Set task>
Copy each line below in which the word "chart" occurs.
** begin Data segment **
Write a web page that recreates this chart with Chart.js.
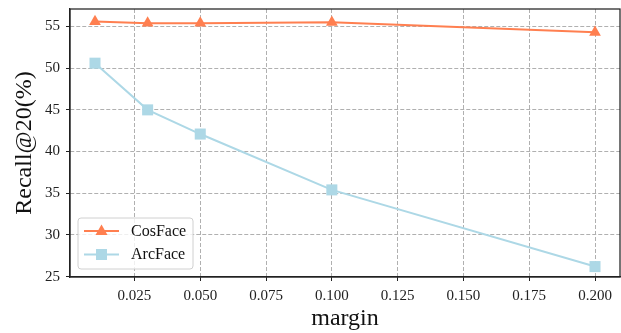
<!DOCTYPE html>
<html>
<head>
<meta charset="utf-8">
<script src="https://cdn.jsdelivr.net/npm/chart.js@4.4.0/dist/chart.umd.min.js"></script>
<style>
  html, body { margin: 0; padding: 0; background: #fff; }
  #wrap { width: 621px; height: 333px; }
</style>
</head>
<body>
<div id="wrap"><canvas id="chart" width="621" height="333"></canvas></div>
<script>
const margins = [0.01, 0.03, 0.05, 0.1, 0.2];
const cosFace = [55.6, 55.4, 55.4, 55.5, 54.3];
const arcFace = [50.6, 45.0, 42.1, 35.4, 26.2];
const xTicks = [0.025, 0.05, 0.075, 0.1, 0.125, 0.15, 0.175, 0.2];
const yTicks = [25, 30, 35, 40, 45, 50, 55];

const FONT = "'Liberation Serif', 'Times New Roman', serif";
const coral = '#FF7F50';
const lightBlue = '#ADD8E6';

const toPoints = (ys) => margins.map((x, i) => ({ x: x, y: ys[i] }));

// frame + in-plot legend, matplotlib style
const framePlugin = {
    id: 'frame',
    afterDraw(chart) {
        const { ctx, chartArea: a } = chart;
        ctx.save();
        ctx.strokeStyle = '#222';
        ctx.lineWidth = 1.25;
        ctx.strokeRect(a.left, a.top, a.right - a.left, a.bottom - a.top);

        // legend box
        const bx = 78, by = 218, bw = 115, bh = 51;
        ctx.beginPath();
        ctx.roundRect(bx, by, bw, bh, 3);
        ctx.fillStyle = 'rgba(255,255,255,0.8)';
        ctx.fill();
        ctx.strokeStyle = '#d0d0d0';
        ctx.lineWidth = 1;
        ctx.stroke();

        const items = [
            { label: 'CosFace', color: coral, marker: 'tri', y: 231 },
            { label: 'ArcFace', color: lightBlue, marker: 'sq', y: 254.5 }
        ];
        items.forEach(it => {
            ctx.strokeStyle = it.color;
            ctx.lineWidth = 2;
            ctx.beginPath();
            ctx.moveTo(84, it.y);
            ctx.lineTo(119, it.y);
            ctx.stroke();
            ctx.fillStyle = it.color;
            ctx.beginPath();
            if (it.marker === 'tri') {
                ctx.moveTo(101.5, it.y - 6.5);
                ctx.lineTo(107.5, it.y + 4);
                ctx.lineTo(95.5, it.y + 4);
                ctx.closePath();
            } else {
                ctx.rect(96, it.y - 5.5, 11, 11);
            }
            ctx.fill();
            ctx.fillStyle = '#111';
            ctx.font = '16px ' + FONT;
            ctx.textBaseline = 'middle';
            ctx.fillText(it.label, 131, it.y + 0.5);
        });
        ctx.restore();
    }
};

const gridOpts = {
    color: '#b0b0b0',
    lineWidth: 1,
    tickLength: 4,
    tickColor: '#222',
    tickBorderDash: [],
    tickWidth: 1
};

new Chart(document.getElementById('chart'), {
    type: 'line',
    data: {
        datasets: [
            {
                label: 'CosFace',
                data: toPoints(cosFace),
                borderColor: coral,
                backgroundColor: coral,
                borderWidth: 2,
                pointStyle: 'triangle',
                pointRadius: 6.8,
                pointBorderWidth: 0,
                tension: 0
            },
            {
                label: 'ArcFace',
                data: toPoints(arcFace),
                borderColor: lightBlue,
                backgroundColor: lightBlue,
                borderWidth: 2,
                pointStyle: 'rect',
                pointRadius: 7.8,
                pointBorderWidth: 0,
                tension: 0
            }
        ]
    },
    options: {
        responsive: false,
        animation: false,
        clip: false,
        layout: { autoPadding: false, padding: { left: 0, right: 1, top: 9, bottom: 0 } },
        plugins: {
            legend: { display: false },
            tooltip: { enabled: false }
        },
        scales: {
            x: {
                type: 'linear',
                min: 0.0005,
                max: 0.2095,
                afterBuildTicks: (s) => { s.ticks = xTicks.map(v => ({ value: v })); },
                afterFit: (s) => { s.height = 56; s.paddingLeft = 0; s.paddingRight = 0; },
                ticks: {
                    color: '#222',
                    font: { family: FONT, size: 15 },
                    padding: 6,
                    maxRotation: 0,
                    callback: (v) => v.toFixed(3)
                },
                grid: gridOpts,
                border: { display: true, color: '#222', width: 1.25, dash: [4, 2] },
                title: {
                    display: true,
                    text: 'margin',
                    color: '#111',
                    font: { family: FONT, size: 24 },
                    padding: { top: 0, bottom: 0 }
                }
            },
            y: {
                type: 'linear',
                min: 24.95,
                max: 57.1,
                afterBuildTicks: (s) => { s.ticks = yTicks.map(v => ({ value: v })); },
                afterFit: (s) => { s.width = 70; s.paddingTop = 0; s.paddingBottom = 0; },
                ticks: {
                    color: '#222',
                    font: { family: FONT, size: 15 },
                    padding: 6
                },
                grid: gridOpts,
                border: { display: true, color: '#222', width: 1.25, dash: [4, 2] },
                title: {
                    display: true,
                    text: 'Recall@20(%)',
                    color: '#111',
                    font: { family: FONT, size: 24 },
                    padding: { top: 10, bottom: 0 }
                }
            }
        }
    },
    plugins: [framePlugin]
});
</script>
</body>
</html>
** end Data segment **
Response to the task>
Write a web page that recreates this chart with Chart.js.
<script src="https://cdn.jsdelivr.net/npm/chart.js@4.4.0/dist/chart.umd.min.js"></script>
<div id="wrap"><canvas id="chart" width="621" height="333"></canvas></div>
    afterDraw(chart) {
        const { ctx, chartArea: a } = chart;
new Chart(document.getElementById('chart'), {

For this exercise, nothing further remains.